Key Highlights
- On June 2, 2026, SoFi Technologies rolled out SoFi Coach — an artificial intelligence-driven chat platform delivering tailored financial advice to users.
- Access to this feature is currently limited to SoFi Plus members paying $10 monthly.
- Test phase results revealed that roughly 70% of active participants executed tangible financial decisions, including reducing high-interest debt or transferring funds to better-yielding accounts.
- While SoFi Coach avoids direct investment recommendations, users can integrate accounts from more than 12,000 financial providers via the Relay integration feature.
- Future enhancements will encompass subscription oversight, spending analysis, and automated cancellation capabilities.
Shares of SoFi Technologies (SOFI) experienced a 1.98% increase to $18.58 on Tuesday following the company’s introduction of SoFi Coach, an artificial intelligence-based financial consultation platform aimed at delivering customized monetary advice to its customer base.

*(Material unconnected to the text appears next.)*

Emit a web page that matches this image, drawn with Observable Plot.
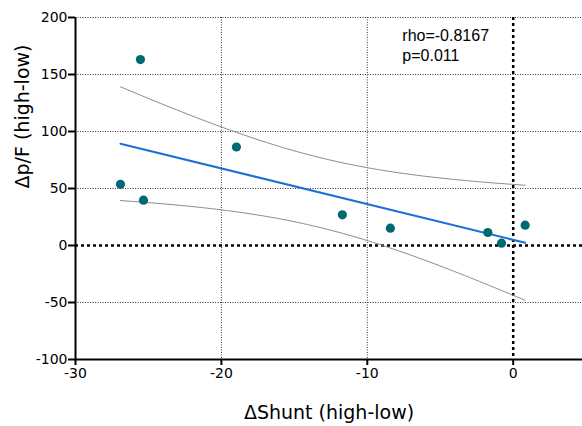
<!DOCTYPE html>
<html><head><meta charset="utf-8">
<script src="https://cdn.jsdelivr.net/npm/d3@7"></script>
<script src="https://cdn.jsdelivr.net/npm/@observablehq/plot@0.6"></script>
<style>html,body{margin:0;padding:0;background:#fff} svg{display:block}</style>
</head><body><div id="chart"></div>
<script>
// ΔShunt (high-low) and Δp/F (high-low) for each subject
const shunt = [-26.92, -25.55, -25.34, -18.97, -11.71, -8.42, -1.74, -0.80, 0.82];
const dpf   = [53.7, 163.1, 39.8, 86.4, 26.9, 15.2, 11.4, 2.0, 17.8];
const xTicks = [-30, -20, -10, 0];
const yTicks = [-100, -50, 0, 50, 100, 150, 200];
const xGrid = [-20, -10];
const yGrid = [-50, 50, 100, 150, 200];
const annotation = ["rho=-0.8167", "p=0.011"];
const annotationAt = {x: -7.6, y: 192};
const xLabel = "ΔShunt (high-low)";
const yLabel = "Δp/F (high-low)";

const pts = shunt.map((x, i) => ({x, y: dpf[i]}));

// least-squares fit with 95% confidence band for the mean
const n = pts.length, mx = d3.mean(shunt), my = d3.mean(dpf);
const sxx = d3.sum(shunt, x => (x - mx) ** 2);
const sxy = d3.sum(pts, d => (d.x - mx) * (d.y - my));
const b = sxy / sxx, a = my - b * mx;
const s = Math.sqrt(d3.sum(pts, d => (d.y - a - b * d.x) ** 2) / (n - 2));
const tCrit = 2.3646; // t(0.975, df = 7)
const [x0, x1] = d3.extent(shunt);
const band = d3.range(0, 81).map(i => {
  const x = x0 + (x1 - x0) * i / 80;
  const yh = a + b * x, h = tCrit * s * Math.sqrt(1 / n + (x - mx) ** 2 / sxx);
  return {x, lo: yh - h, hi: yh + h};
});

const fmt = d => String(d);

const chart = Plot.plot({
  width: 582, height: 426,
  marginLeft: 75, marginRight: 0, marginTop: 17, marginBottom: 67,
  style: {fontFamily: "DejaVu Sans, Verdana, sans-serif", fontSize: "14px", color: "#000", background: "#fff"},
  x: {domain: [-30, 4.75], label: null},
  y: {domain: [-100, 200], label: null},
  marks: [
    Plot.gridX(xGrid, {stroke: "#333", strokeOpacity: 1, strokeWidth: 1, strokeDasharray: "1,1.5"}),
    Plot.gridY(yGrid, {stroke: "#333", strokeOpacity: 1, strokeWidth: 1, strokeDasharray: "1,1.5"}),
    Plot.ruleX([0], {stroke: "#000", strokeWidth: 2.5, strokeDasharray: "3,3"}),
    Plot.ruleY([0], {stroke: "#000", strokeWidth: 2.5, strokeDasharray: "3,3"}),
    Plot.line(band, {x: "x", y: "hi", stroke: "#8c8c8c", strokeWidth: 1}),
    Plot.line(band, {x: "x", y: "lo", stroke: "#8c8c8c", strokeWidth: 1}),
    Plot.linearRegressionY(pts, {x: "x", y: "y", stroke: "#1b70d8", strokeWidth: 2, ci: 0}),
    Plot.dot(pts, {x: "x", y: "y", r: 4.6, fill: "#006a72", stroke: null}),
    Plot.ruleX([-30], {stroke: "#000", strokeWidth: 2}),
    Plot.ruleY([-100], {stroke: "#000", strokeWidth: 2}),
    Plot.axisX(xTicks, {tickSize: 6, tickPadding: 3, strokeWidth: 2, label: null, fontSize: 14, tickFormat: fmt}),
    Plot.axisY(yTicks, {tickSize: 7, tickPadding: 1, strokeWidth: 2, label: null, fontSize: 14, tickFormat: fmt}),
    Plot.text([xLabel], {frameAnchor: "bottom", dy: 53, fontSize: 19, lineAnchor: "middle"}),
    Plot.text([yLabel], {frameAnchor: "left", dx: -53, rotate: -90, fontSize: 19, lineAnchor: "middle"}),
    Plot.text([annotation.join("\n")], {x: () => annotationAt.x, y: () => annotationAt.y, textAnchor: "start", lineAnchor: "top", lineHeight: 1.25, fontSize: 16, fontFamily: "Liberation Sans, Arial, sans-serif"})
  ]
});
document.getElementById("chart").appendChild(chart);
</script>
</body></html>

The platform became available on June 2, 2026, initially targeting SoFi Plus subscribers who pay a monthly fee of $10 for premium services.
SoFi Coach enables members to inquire about expenditure patterns, debt reduction approaches, and long-term financial objectives. For instance, a user might query whether prioritizing credit card balances or student loan payments makes more financial sense.
$SOFI launched SoFi Coach which is an AI-powered financial planning assistant that helps members track spending, save & invest inside the app.
It connects to 12,000+ financial institutions through Relay with early testing showing nearly 70% of users took action. pic.twitter.com/n5E8Lm0VQT
— Shay Boloor (@StockSavvyShay) June 2, 2026
Development of the platform involved collaboration with SoFi’s internal financial advisory professionals. While investment guidance remains outside its scope, the tool assists members in comprehending and responding to their overall financial standing.
Users can synchronize accounts from over 12,000 banking and financial entities using Relay, SoFi’s current money management platform. This connectivity enables SoFi Coach to provide recommendations based on a member’s complete financial ecosystem, extending beyond SoFi-specific accounts.
Testing phase metrics showed encouraging outcomes. Approximately 70% of active test participants executed meaningful financial moves — including reallocating capital to accounts with superior yields or accelerating debt repayment on high-cost obligations.
SoFi Coach operates as an advisory tool without executing transactions directly. Members retain responsibility for implementation, a point CEO Anthony Noto emphasized straightforwardly: “The formula for getting your money right is simple: spend less than you make and invest the rest.”
Upcoming Enhancements for SoFi Coach
The company intends to broaden the platform’s functionality progressively. Planned additions include subscription oversight features, detailed expense monitoring, and automated cancellation mechanisms — providing users with enhanced authority over recurring financial commitments.
According to Brian Walsh, SoFi’s Head of Advice and Planning, the objective centers on eliminating obstacles that prevent individuals from pursuing financial assistance. “I have found people can avoid seeking help because they are either busy or because maybe they are ashamed of where they are at,” Walsh explained.
This launch represents another entry in the growing category of AI-powered financial solutions. Competitors including Robinhood have introduced Cortex for market analysis, Charles Schwab unveiled an AI-based portfolio management system, and OpenAI announced plans to incorporate personal finance capabilities into ChatGPT through Plaid’s account-linking infrastructure.
SoFi’s Overall Financial Performance
SoFi’s membership base has reached 14.7 million individuals, with the company commanding a market capitalization of $23.8 billion. In the most recent quarter, adjusted net revenue totaled approximately $1.087 billion, surpassing analyst projections by roughly 3%, while adjusted EBITDA registered around $340 million — exceeding forecasts by approximately 7%.
Revenue expanded 41% across the trailing twelve-month period, accompanied by 35% growth in total membership. CEO Noto has attributed recent stock volatility to broader market dynamics rather than fundamental operational challenges.
Additionally, the firm introduced SoFiUSD, a stablecoin issued through SoFi Bank, operational on both Ethereum and Solana blockchain networks.
UBS maintains a Neutral rating on the stock with a $21 price target, reduced from the previous $24.50 target, reflecting concerns about decelerating expansion in the fee-generating segment.